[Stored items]
____________
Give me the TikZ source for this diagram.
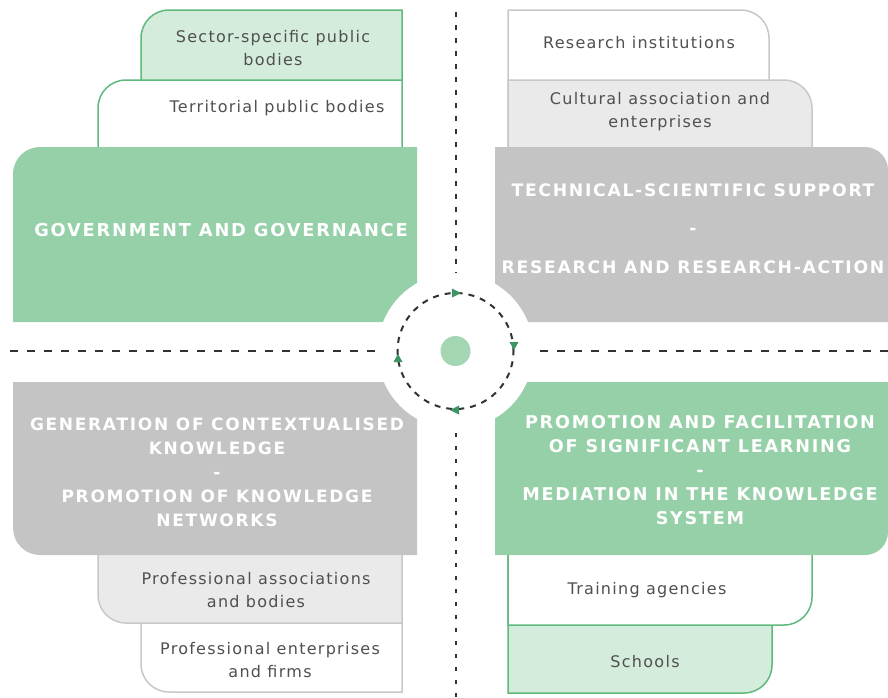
\documentclass[tikz,border=0pt]{standalone}
\usepackage{fontspec}
\setmainfont{DejaVu Sans}
\newfontfamily\boxfont[LetterSpace=8]{DejaVu Sans}
\newfontfamily\headfont[LetterSpace=10]{DejaVu Sans}
\definecolor{gmainc}{RGB}{150,208,168}
\definecolor{glightc}{RGB}{212,236,220}
\definecolor{gborderc}{RGB}{95,185,125}
\definecolor{graymainc}{RGB}{196,196,196}
\definecolor{graylightc}{RGB}{234,234,234}
\definecolor{grayborderc}{RGB}{200,200,200}
\definecolor{txtc}{RGB}{80,80,80}
\definecolor{arrowc}{RGB}{60,150,100}
\definecolor{dotc}{RGB}{165,214,180}
\definecolor{dashc}{RGB}{50,50,50}
\tikzset{
  gsmall/.style={fill=glightc,draw=gborderc,line width=1.5pt},
  gwhite/.style={fill=white,draw=gborderc,line width=1.5pt},
  ysmall/.style={fill=graylightc,draw=grayborderc,line width=1.5pt},
  ywhite/.style={fill=white,draw=grayborderc,line width=1.5pt},
  smalltxt/.style={text=txtc,align=center,inner sep=0pt,font=\boxfont\fontsize{16}{23}\selectfont},
  bigtxt/.style={text=white,align=center,inner sep=0pt,font=\headfont\bfseries\fontsize{17}{24}\selectfont},
  vdash/.style={draw=dashc,line width=2pt,dash pattern=on 4.5pt off 8.5pt},
  hdash/.style={draw=dashc,line width=2pt,dash pattern=on 8pt off 9pt},
  cdash/.style={draw=dashc,line width=2pt,dash pattern=on 6pt off 6pt},
  arrowtri/.style={fill=arrowc}
}
\begin{document}
\begin{tikzpicture}[x=1pt,y=-1pt]
\useasboundingbox (0,0) rectangle (888,697);
\begin{scope}
\clip (0,0) rectangle (888,697);
% top-left quadrant
\filldraw[gsmall] (141,147) -- (141,38) .. controls (141,22.5) and (153.5,10) .. (169,10) -- (402,10) -- (402,147);
\filldraw[gwhite] (98,147) -- (98,108) .. controls (98,92.5) and (110.5,80) .. (126,80) -- (402,80) -- (402,147);
\fill[gmainc] (13,322) -- (13,174) .. controls (13,159.1) and (25.1,147) .. (40,147) -- (417,147) -- (417,322) -- cycle;
% top-right quadrant
\filldraw[ywhite] (508,147) -- (508,10) -- (741,10) .. controls (756.5,10) and (769,22.5) .. (769,38) -- (769,147);
\filldraw[ysmall] (508,147) -- (508,80) -- (784,80) .. controls (799.5,80) and (812,92.5) .. (812,108) -- (812,147);
\fill[graymainc] (495,322) -- (495,147) -- (865,147) .. controls (877.7,147) and (888,157.3) .. (888,170) -- (888,322) -- cycle;
% bottom-left quadrant
\filldraw[ywhite] (141,555) -- (141,664) .. controls (141,679.5) and (153.5,692) .. (169,692) -- (402,692) -- (402,555);
\filldraw[ysmall] (98,555) -- (98,595) .. controls (98,610.5) and (110.5,623) .. (126,623) -- (402,623) -- (402,555);
\fill[graymainc] (13,382) -- (417,382) -- (417,555) -- (40,555) .. controls (25.1,555) and (13,542.9) .. (13,528) -- cycle;
% bottom-right quadrant
\filldraw[gsmall] (508,555) -- (508,693) -- (744,693) .. controls (759.5,693) and (772,680.5) .. (772,665) -- (772,555);
\filldraw[gwhite] (508,555) -- (508,625) -- (784,625) .. controls (799.5,625) and (812,612.5) .. (812,597) -- (812,555);
\fill[gmainc] (495,382) -- (888,382) -- (888,532) .. controls (888,544.7) and (877.7,555) .. (865,555) -- (495,555) -- cycle;
% axes
\coordinate (c) at (455.5,351);
\coordinate (vt) at (455.5,12);
\coordinate (vb) at (455.5,697);
\coordinate (hl) at (10,351);
\coordinate (hr) at (888,351);
\draw[vdash] (vt) -- (c);
\draw[vdash] (vb) -- (c);
\draw[hdash] (hl) -- (c);
\draw[hdash] (hr) -- (c);
\fill[white] (c) circle[radius=78pt];
\draw[cdash] (c) circle[radius=58pt];
\fill[arrowtri] (452,288.5) -- (461,293) -- (452,297.5) -- cycle;
\fill[arrowtri] (509.5,342) -- (518.5,342) -- (514,350) -- cycle;
\fill[arrowtri] (459,405.5) -- (450,410) -- (459,414.5) -- cycle;
\fill[arrowtri] (393.5,362) -- (402.5,362) -- (398,354) -- cycle;
\fill[dotc] (c) circle[radius=15pt];
% texts
\node[smalltxt] (sector) at (273,48.5) {Sector-specific public\\bodies};
\node[smalltxt] (territ) at (277,108) {Territorial public bodies};
\node[bigtxt,font=\headfont\bfseries\fontsize{17.8}{24}\selectfont] (gov) at (221,230) {GOVERNMENT AND GOVERNANCE};
\node[smalltxt] (resinst) at (639,43) {Research institutions};
\node[smalltxt] (cultural) at (660,111.5) {Cultural association and\\enterprises};
\node[bigtxt,font=\headfont\bfseries\fontsize{17.2}{38.5}\selectfont] (tech) at (693,228.5) {TECHNICAL-SCIENTIFIC SUPPORT\\-\\RESEARCH AND RESEARCH-ACTION};
\node[bigtxt] (gen) at (217,472) {GENERATION OF CONTEXTUALISED\\KNOWLEDGE\\-\\PROMOTION OF KNOWLEDGE\\NETWORKS};
\node[bigtxt,font=\headfont\bfseries\fontsize{17.6}{24}\selectfont] (promo) at (700,470) {PROMOTION AND FACILITATION\\OF SIGNIFICANT LEARNING\\-\\MEDIATION IN THE KNOWLEDGE\\SYSTEM};
\node[smalltxt] (profassoc) at (256,590.5) {Professional associations\\and bodies};
\node[smalltxt] (profent) at (270,660) {Professional enterprises\\and firms};
\node[smalltxt] (training) at (647,590) {Training agencies};
\node[smalltxt] (schools) at (645,662) {Schools};
\end{scope}
\end{tikzpicture}
\end{document}
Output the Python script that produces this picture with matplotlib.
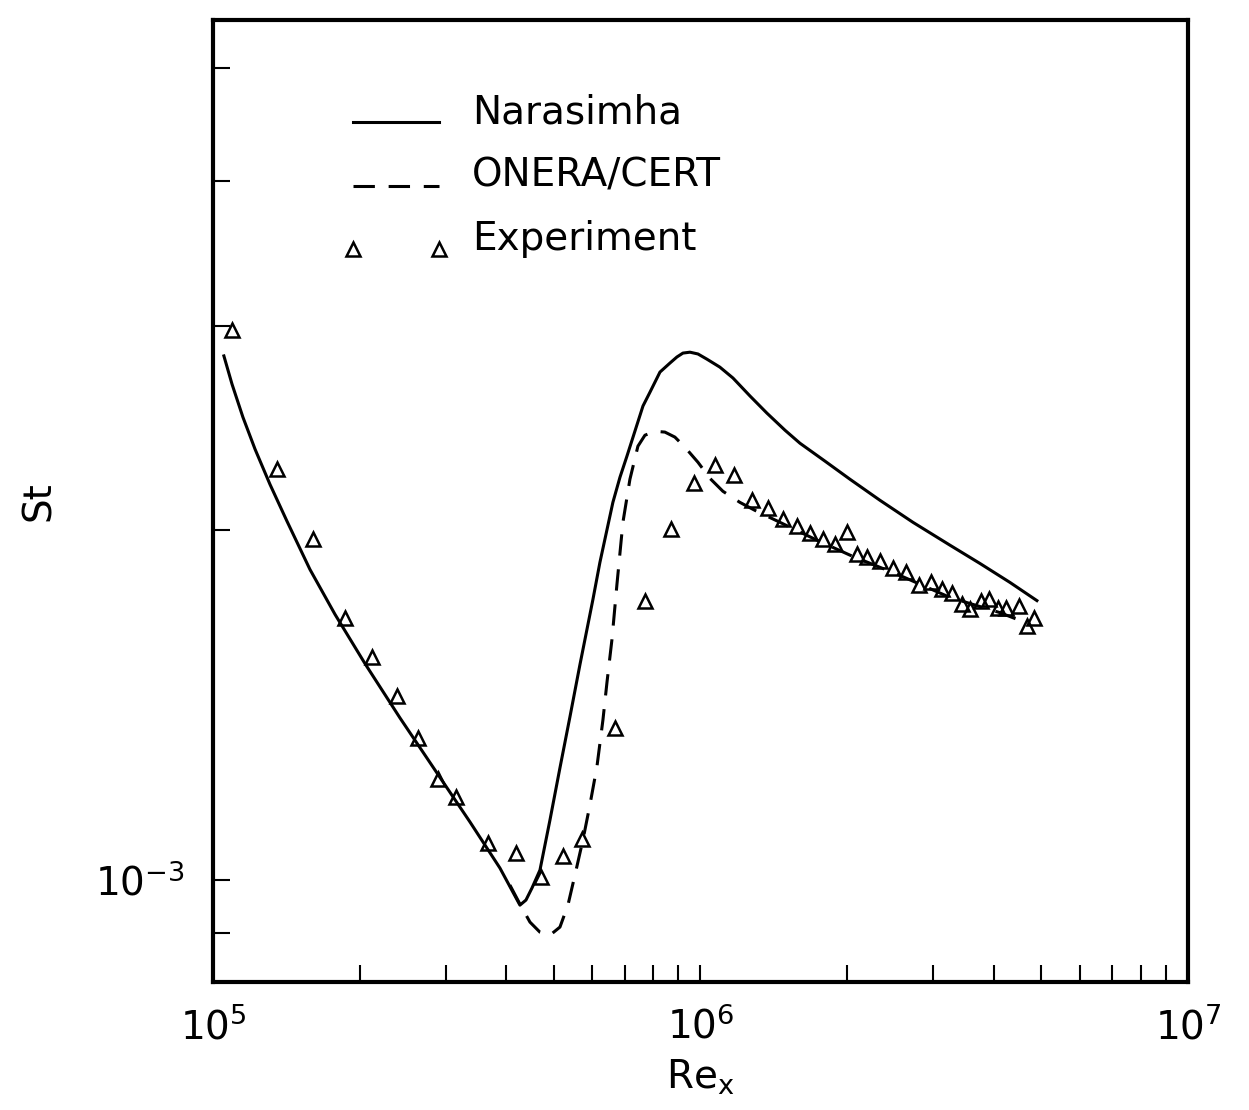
____________
Given problem
Only lines with the word "this" should be collected from the material.

Finished task
Give me the TikZ source for this diagram.
Output the Python script that produces this picture with matplotlib.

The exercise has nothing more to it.